Definitely time to get out of there. And just then we found our way out to the all too familiar route 1&9. Only problem was that we were heading rapidly toward the Holland Tunnel - meaning Manhattan next. A U-turn took us back to the exact same spot, so we crossed our fingers and luckily found a last minute turn off. We shudder at the traffic jam we could have created if the Holland Tunnel by some horrible joke was 10 feet high and too small for our truck (more newspaper headlines). The "we-found-a-turn-off" celebrations were short lived as signs announced the upcoming Lincoln Tunnel also going to Manhattan. The only other exit choice was the New Jersey Turnpike - aaaaarrrrggghhh! It didn't help as we kept seeing the World Trade Centre on our right.
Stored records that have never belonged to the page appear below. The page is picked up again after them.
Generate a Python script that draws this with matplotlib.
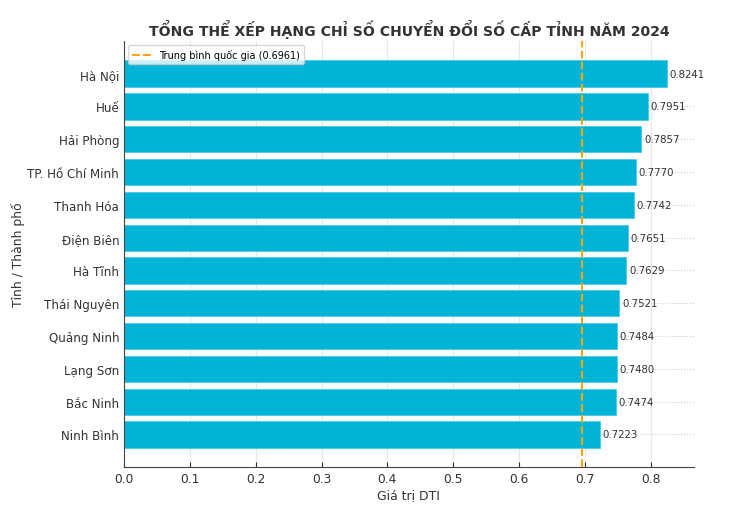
import matplotlib.pyplot as plt
import numpy as np

provinces = ['Hà Nội', 'Huế', 'Hải Phòng', 'TP. Hồ Chí Minh', 'Thanh Hóa', 'Điện Biên',
             'Hà Tĩnh', 'Thái Nguyên', 'Quảng Ninh', 'Lạng Sơn', 'Bắc Ninh', 'Ninh Bình']
dti = [0.8241, 0.7951, 0.7857, 0.7770, 0.7742, 0.7651,
       0.7629, 0.7521, 0.7484, 0.7480, 0.7474, 0.7223]
national_avg = 0.6961

fig = plt.figure(figsize=(7.4, 5.1), dpi=100)
ax = fig.add_axes([0.1676, 0.0824, 0.770, 0.835])

y = np.arange(len(provinces))
ax.barh(y, dti, height=0.8, color='#00B4D8', edgecolor='#48CAE4', linewidth=0.6, zorder=2)
ax.axvline(national_avg, color='orange', linestyle='--', linewidth=1.5, zorder=3,
           label=f'Trung bình quốc gia ({national_avg})')

for yi, v in zip(y, dti):
    ax.text(v + 0.004, yi, f'{v:.4f}', va='center', ha='left', fontsize=7.3, color='#333333', zorder=4)

ax.set_yticks(y)
ax.set_yticklabels(provinces, fontsize=8.6, color='#333333')
ax.invert_yaxis()
ax.set_xlim(0, 0.8653)
ax.tick_params(axis='both', direction='in', color='#444444')
ax.tick_params(axis='x', labelsize=8.8, colors='#333333')

ax.grid(axis='x', color='#e6e6e6', linewidth=0.8, zorder=0)
ax.grid(axis='y', color='#cccccc', linestyle=':', linewidth=0.8, zorder=0)
ax.set_axisbelow(True)

for s in ['top', 'right']:
    ax.spines[s].set_visible(False)
for s in ['left', 'bottom']:
    ax.spines[s].set_color('#444444')

ax.set_xlabel('Giá trị DTI', fontsize=8.9, color='#333333', labelpad=2)
ax.set_ylabel('Tỉnh / Thành phố', fontsize=8.9, color='#333333', labelpad=2)
fig.suptitle('TỔNG THỂ XẾP HẠNG CHỈ SỐ CHUYỂN ĐỔI SỐ CẤP TỈNH NĂM 2024',
             x=0.553, y=0.96, fontsize=10.1, fontweight='bold', color='#333333')

ax.legend(loc='upper left', fontsize=7.0, framealpha=0.8, borderaxespad=0.4)

fig.savefig('out.png', dpi=100)
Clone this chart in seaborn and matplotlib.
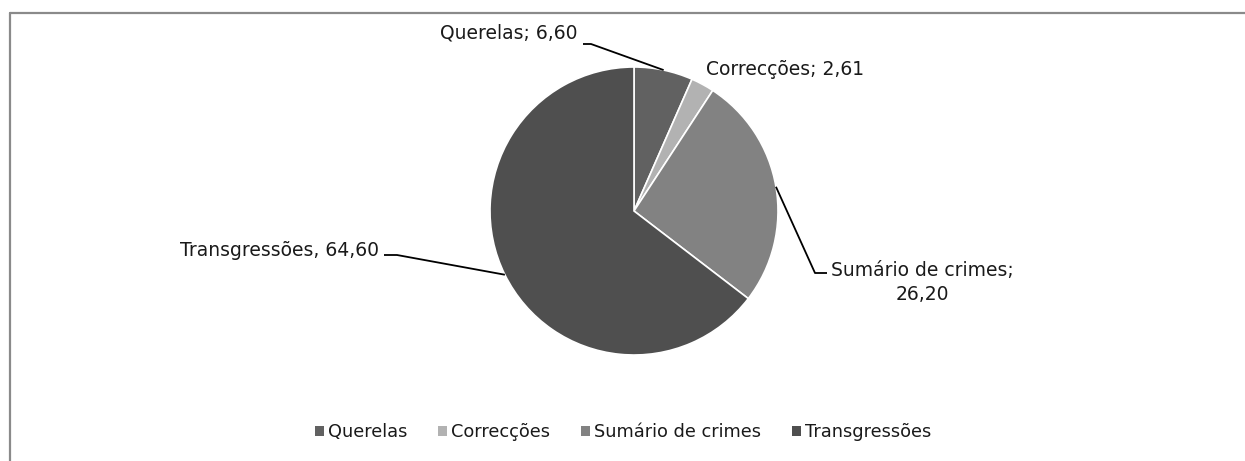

But there in the mist - a happy little sign saying 'PS: stay left for route 3'. It might as well have said 'PS: stay left for Ithaca'. We were home free!

Now we worked our way backwards crossing over the New Jersey Turnpike (wahey!), through routes 46, 80, 380, 180, 79, 13 and North Triphammer Road. It was a doddle and a relief - 'cos we'd survived Newark, almost been in Allentown, avoided the New Jersey Turnpike several times and we'd even almost been on Manhattan. Not bad for a one day "In-Town" U-Haul hire!